Type 1 diabetes is a chronic autoimmune disorder where the body makes a terrible mistake and turns on itself.
Dr. Jeffrey Blueston, the director of the Diabetes Center at the University of California, San Francisco, explained, "In Type 1 diabetes the immune system has started attacking one's own pancreas, the insulin producing cells in the pancreas."
In many cases , the attack begins years before you notice any symptoms. So what if you could call a cease fire early on, before too many cells are destroyed and the damage is done? That's the goal of an experimental new drug. The drug is designed to stop, even reverse, the immune response that causes diabetes.
Early results show how two weeks of treatment stopped the destruction of insulin producing cells for more than a year. Dr. Stephen Gitelman, the director of the Pediatric Diabetes Program at UCSF Medical Center, wants to see if additional courses could further delay the attack.
And there's more. He said, "Ultimately what we'd like to do is predict who might develop diabetes and use this medication before they develop diabetes to stop it from ever happening
Bluestone developed the drug and holds a financial interest. He hopes with early treatment, patients would need much less insulin.

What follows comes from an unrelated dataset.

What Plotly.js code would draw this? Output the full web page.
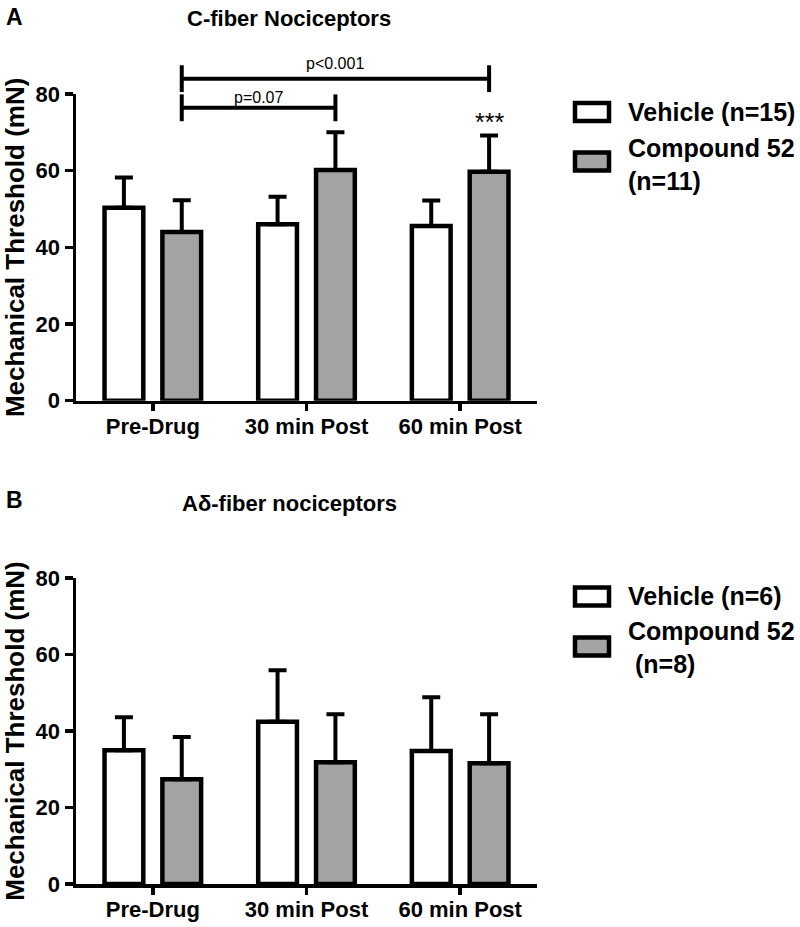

He said, "I think we would dramatically reduce the complications, let alone the lifestyle problems of people who have to constantly worry about going into comas because their blood sugar's too low or having blood sugars too high."
A new trial involving the drug is now underway. Mary and Nick are both willing to give it a try. Their parents are hopeful.
Allison Parson said, "You never know, maybe by the time he's 25 there may be a cure, and he won't have it his whole life. So you know, I think we are getting close, so just the hope for a cure."
Researchers are about to start a clinical trial treating people who are at risk for diabetes even before they've been diagnosed. Hopefully, that will prevent the disease in the first place.